The sudden death of Iran’s president, Ebrahim Raisi, opens a new chapter of instability just as the increasingly unpopular Islamic Republic is engaged in selecting its next supreme leader. Mr. Raisi, 63, had been considered a prime candidate, especially favored by the powerful Revolutionary Guards.
Even before the helicopter crash that killed Mr. Raisi, the regime had been consumed with internal political and religious struggles as the supreme leader, Ayatollah Ali Khamenei, 85, the longest-serving head of state in the Middle East, is in declining health.
But given fears of instability at a time when the Islamic Republic is facing internal protests, a weak economy, endemic corruption and tensions with Israel, analysts expect little change in Iran’s foreign or domestic policies. Ayatollah Khamenei has set the direction for the country, and any new president will not alter it much.
The system is “already on a trajectory to make sure that the successor of the supreme leader is completely in line with his vision for the future of the system,” said Ali Vaez, the Iran director at the International Crisis Group.
He described “a pretty hard-line vision” in which key areas of foreign policy, like support for regional proxy militias and developing components for a nuclear weapon, are not going to change.
Whoever is chosen as the next president, Mr. Vaez said, “has to be someone who falls in line with that vision, a subservient figurehead.”
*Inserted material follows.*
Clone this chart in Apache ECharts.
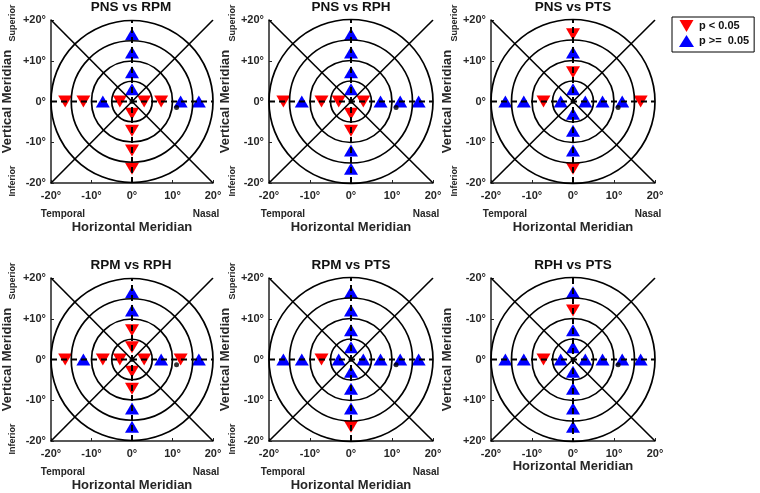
<!DOCTYPE html>
<html><head><meta charset="utf-8">
<script src="https://cdn.jsdelivr.net/npm/echarts@6/dist/echarts.min.js"></script>
<style>html,body{margin:0;padding:0;background:#fff}#c{width:760px;height:493px}</style>
</head><body><div id="c"></div>
<script>
// ---------------- data ----------------
const titles = ['PNS vs RPM', 'PNS vs RPH', 'PNS vs PTS', 'RPM vs RPH', 'RPM vs PTS', 'RPH vs PTS'];
const xPositions = [-16.5, -12, -7.2, -3, 3, 7.2, 12, 16.5];   // horizontal meridian test points
const yPositions = [16.5, 12, 7.2, 3, -3, -7.2, -12, -16.5];   // vertical meridian test points
// 1 = p < 0.05 (red), 0 = p >= 0.05 (blue)
const sigH1 = [1, 1, 0, 1, 1, 1, 0, 0], sigV1 = [0, 0, 0, 0, 1, 1, 1, 1];
const sigH2 = [1, 0, 1, 1, 1, 0, 0, 0], sigV2 = [0, 0, 0, 0, 1, 1, 0, 0];
const sigH3 = [0, 0, 1, 0, 0, 0, 0, 1], sigV3 = [1, 0, 1, 0, 0, 0, 0, 1];
const sigH4 = [1, 0, 1, 1, 1, 0, 1, 0], sigV4 = [0, 0, 1, 1, 1, 1, 0, 0];
const sigH5 = [0, 0, 1, 0, 0, 0, 0, 0], sigV5 = [0, 0, 0, 0, 0, 0, 0, 1];
const sigH6 = [0, 0, 1, 0, 0, 0, 0, 0], sigV6 = [0, 0, 0, 0, 0, 0, 1, 0]; // panel 6 y axis is inverted
const blindSpots = [[11, -1.5], [11, -1.5], [11, -1.5], [11, -1.3], [11, -1.3], [11, 1.3]];
const fixation = [0, 0];
const ringRadii = [5, 10, 15, 20];
const diagA = [[-20, 20], [20, -20]];
const diagB = [[-20, -20], [20, 20]];
const horizMeridian = [[-20, 0], [20, 0]];
const vertMeridian = [[0, -20], [0, 20]];
const sigH = [sigH1, sigH2, sigH3, sigH4, sigH5, sigH6];
const sigV = [sigV1, sigV2, sigV3, sigV4, sigV5, sigV6];
const invertY = [false, false, false, false, false, true];
const showSideLabels = [true, true, true, true, true, false];
const sigName = 'p < 0.05', nsName = 'p >=  0.05';

// ---------------- layout ----------------
const FONT = '"Liberation Sans", Arial, sans-serif';
const colLeft = [49, 269, 491];
const rowTop = [20, 278];
const W = 164, H = 163;
const downTri = 'path://M0,0L10,0L5,8.6Z';

const grids = [], xAxes = [], yAxes = [], series = [], graphics = [];
titles.forEach((t, i) => {
  const L = colLeft[i % 3], T = rowTop[Math.floor(i / 3)];
  grids.push({left: L, top: T, width: W, height: H, show: false});
  const labelStyle = {fontSize: 11, fontWeight: 'bold', color: '#262626', fontFamily: FONT};
  xAxes.push({
    gridIndex: i, type: 'value', min: -20, max: 20, interval: 10,
    axisLine: {show: true, onZero: false, lineStyle: {color: '#222', width: 1.5}},
    axisTick: {show: true, inside: true, length: 3, lineStyle: {color: '#222'}},
    splitLine: {show: false},
    axisLabel: Object.assign({margin: 7, formatter: v => v + '°'}, labelStyle),
    name: 'Horizontal Meridian', nameLocation: 'middle', nameGap: showSideLabels[i] ? 38 : 14,
    nameTextStyle: {fontSize: 13, fontWeight: 'bold', color: '#262626', fontFamily: FONT}
  });
  yAxes.push({
    gridIndex: i, type: 'value', min: -20, max: 20, interval: 10, inverse: invertY[i],
    axisLine: {show: true, onZero: false, lineStyle: {color: '#222', width: 1.5}},
    axisTick: {show: true, inside: true, length: 3, lineStyle: {color: '#222'}},
    splitLine: {show: false},
    axisLabel: Object.assign({margin: 5, formatter: v => (v > 0 ? '+' : '') + v + '°'}, labelStyle),
    name: 'Vertical Meridian', nameLocation: 'middle', nameGap: 37,
    nameTextStyle: {fontSize: 13, fontWeight: 'bold', color: '#262626', fontFamily: FONT}
  });
  const red = [], blue = [];
  xPositions.forEach((x, k) => (sigH[i][k] ? red : blue).push([x, 0]));
  yPositions.forEach((y, k) => (sigV[i][k] ? red : blue).push([0, y]));
  const common = {xAxisIndex: i, yAxisIndex: i, animation: false, silent: true};
  series.push(Object.assign({type: 'scatter', name: sigName, data: red, symbol: downTri,
    symbolSize: [14, 12], itemStyle: {color: '#ff0000', opacity: 1}, z: 2}, common));
  series.push(Object.assign({type: 'scatter', name: nsName, data: blue, symbol: 'triangle',
    symbolSize: [14, 12], itemStyle: {color: '#0000ff', opacity: 1}, z: 2}, common));
  series.push(Object.assign({type: 'custom', clip: false, z: 3,
    data: ringRadii.map(r => [0, 0, r]), encode: {x: 0, y: 1},
    renderItem: (p, api) => {
      const c = api.coord([api.value(0), api.value(1)]);
      const r = api.size([api.value(2), 0])[0];
      return {type: 'circle', shape: {cx: c[0], cy: c[1], r: r},
        style: {fill: null, stroke: '#000', lineWidth: 1.7}};
    }}, common));
  [diagA, diagB].forEach(d => series.push(Object.assign({type: 'line', data: d, symbol: 'none',
    lineStyle: {color: '#000', width: 1.6}, z: 3}, common)));
  [horizMeridian, vertMeridian].forEach(d => series.push(Object.assign({type: 'line', data: d, symbol: 'none',
    lineStyle: {color: '#000', width: 2, type: [6, 4]}, z: 3}, common)));
  series.push(Object.assign({type: 'scatter', data: [fixation, blindSpots[i]], symbol: 'circle',
    symbolSize: 5, itemStyle: {color: '#000'}, z: 4}, common));

  graphics.push({type: 'text', x: L + W / 2, y: T - 13,
    style: {text: t, font: 'bold 13.5px ' + FONT, fill: '#111', align: 'center', verticalAlign: 'middle'}});
  if (showSideLabels[i]) {
    const small = 'bold 9px ' + FONT;
    const mid = 'bold 10px ' + FONT;
    graphics.push({type: 'text', x: L - 36, y: T + 3, rotation: Math.PI / 2,
      style: {text: 'Superior', font: small, fill: '#262626', align: 'center', verticalAlign: 'middle'}});
    graphics.push({type: 'text', x: L - 36, y: T + H - 2, rotation: Math.PI / 2,
      style: {text: 'Inferior', font: small, fill: '#262626', align: 'center', verticalAlign: 'middle'}});
    graphics.push({type: 'text', x: L + 14, y: T + H + 31,
      style: {text: 'Temporal', font: mid, fill: '#262626', align: 'center', verticalAlign: 'middle'}});
    graphics.push({type: 'text', x: L + 157, y: T + H + 31,
      style: {text: 'Nasal', font: mid, fill: '#262626', align: 'center', verticalAlign: 'middle'}});
  }
});

const chart = echarts.init(document.getElementById('c'), null, {renderer: 'canvas'});
chart.setOption({
  backgroundColor: '#fff',
  animation: false,
  grid: grids, xAxis: xAxes, yAxis: yAxes, series: series,
  graphic: graphics,
  legend: {
    left: 672, top: 17, orient: 'vertical',
    data: [{name: sigName, icon: downTri}, {name: nsName, icon: 'triangle'}],
    itemWidth: 15, itemHeight: 12, itemGap: 3, padding: [3, 5, 5, 7],
    borderColor: '#000', borderWidth: 1, selectedMode: false,
    textStyle: {fontSize: 11, fontWeight: 'bold', color: '#111', fontFamily: FONT}
  }
});
</script></body></html>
Ellie Geranmayeh, an Iran expert with the European Council on Foreign Relations, also sees continuity on key foreign policy issues, including regional issues and the nuclear program. “These files have been under the control of Iran’s supreme leader and the I.R.G.C.,” she said, referring to the Islamic Revolutionary Guards Corps, “with Raisi having little influence during his tenure as president.”
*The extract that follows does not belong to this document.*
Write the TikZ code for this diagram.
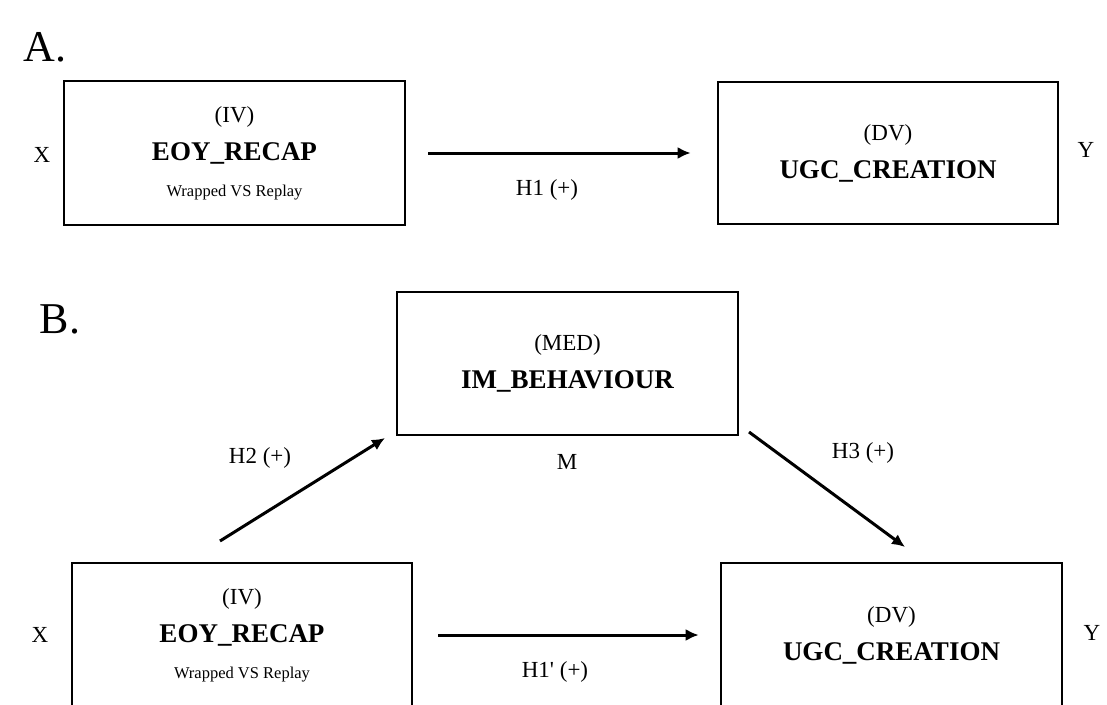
\documentclass[tikz,border=0pt]{standalone}
\usepackage{fontspec}
\setmainfont{Liberation Serif}
\usepackage{tikz}
\usetikzlibrary{arrows.meta,positioning}

\begin{document}
\begin{tikzpicture}[x=1pt,y=-1pt,
 b/.style={draw,line width=2.6pt,align=center,inner sep=0pt,minimum width=341pt,minimum height=144pt,font=\fontsize{23}{28}\selectfont},
 ar/.style={-{Latex[length=13pt,width=12pt]},line width=3pt},
 lb/.style={font=\fontsize{23}{26}\selectfont},
 sec/.style={font=\fontsize{44}{48}\selectfont}]
\clip (0,0) rectangle (1107,704);
% section A
\node[sec] (secA) at (45,47) {A.};
\node[b] (ivA) at (234.5,153) {(IV)\\[10pt] {\fontsize{27}{28}\selectfont\bfseries EOY\_RECAP}\\[8pt] {\fontsize{16.5}{20}\selectfont Wrapped VS Replay}};
\node[b,minimum width=340pt,minimum height=142pt] (dvA) at (888,153) {(DV)\\[10pt] {\fontsize{27}{28}\selectfont\bfseries UGC\_CREATION}};
\node[lb] (xA) at (42,155) {X};
\node[lb] (yA) at (1086,150) {Y};
\draw[ar,shorten <=22pt,shorten >=26pt] (ivA) -- (dvA);
\node[lb] (h1) at (547,190) {H1 (+)};
% section B
\node[sec] (secB) at (60,319) {B.};
\node[b,minimum height=143pt] (med) at (567.5,363.5) {(MED)\\[10pt] {\fontsize{27}{28}\selectfont\bfseries IM\_BEHAVIOUR}};
\node[lb] (mB) at (567,462) {M};
\node[b,minimum width=340pt] (ivB) at (242,635) {(IV)\\[10pt] {\fontsize{27}{28}\selectfont\bfseries EOY\_RECAP}\\[8pt] {\fontsize{16.5}{20}\selectfont Wrapped VS Replay}};
\node[b] (dvB) at (891.5,635) {(DV)\\[10pt] {\fontsize{27}{28}\selectfont\bfseries UGC\_CREATION}};
\node[lb] (xB) at (40,635) {X};
\node[lb] (yB) at (1092,633) {Y};
\coordinate (h2s) at (220,541); \coordinate (h2e) at (385,438);
\coordinate (h3s) at (749,432); \coordinate (h3e) at (905,547);
\draw[ar] (h2s) -- (h2e);
\draw[ar] (h3s) -- (h3e);
\draw[ar,shorten <=25pt,shorten >=21pt] (ivB) -- (dvB);
\node[lb] (h2) at (260,458) {H2 (+)};
\node[lb] (h3) at (863,453) {H3 (+)};
\node[lb] (h1p) at (555,672) {H1\textquotesingle{} (+)};
\end{tikzpicture}
\end{document}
“Raisi was certainly useful to some I.R.G.C. factions,” said Ms. Geranmayeh. Unlike his predecessor, Hassan Rouhani, Mr. Raisi, a more conservative loyalist, “did not challenge the I.R.G.C. either on domestic or foreign policy issues,” she said.
But criticism of Mr. Raisi’s performance as president had already raised questions about whether he was the best candidate to succeed Ayatollah Khamenei, she said.
Mr. Raisi’s main rival was considered to be Ayatollah Khamenei’s son Mojtaba, 55, whose candidacy has been harmed by the aura of a monarchical succession.
Mr. Raisi’s death may give Mojtaba Khamenei an easier path to succeed his father. But the internal workings of Iran’s religious and domestic politics are deliberately mysterious, and the decision in the end will be made by a council of senior clerics known as the Assembly of Experts. Though Mojtaba Khamenei is considered to be a favorite of the clergy, they may yet decide to pick one of their own or have more of a collective leadership.
His father, the supreme leader, had worked hard “to reduce the unpredictability within the system by grooming President Raisi to potentially be his successor and now all of those plans are out of the window and they’re back to the drawing board,” said Mr. Vaez.
Externally, the challenges are also steep. Iran and Israel attacked each other directly in April, even as Israel is already fighting Iran’s military proxies — Hamas in Gaza and, less vividly, Hezbollah in Lebanon. Iran also sponsors the Houthis in Yemen, who have attacked shipping in the Red Sea.
Iran has worked to avoid a larger war between Hezbollah and Israel, and a direct conflict with Israel is also something the Islamic Republic can ill afford.
It has been holding intermittent talks with the United States on de-escalating the regional conflict and on the future of its nuclear program. The death of Mr. Raisi threatens to complicate those talks, too.
“While there will be no love lost in D.C. for Raisi, instability in Iran would come at a bad time,” said Trita Parsi, an Iran expert at the Quincy Institute for Responsible Statecraft, making “escalation prevention all the more difficult.”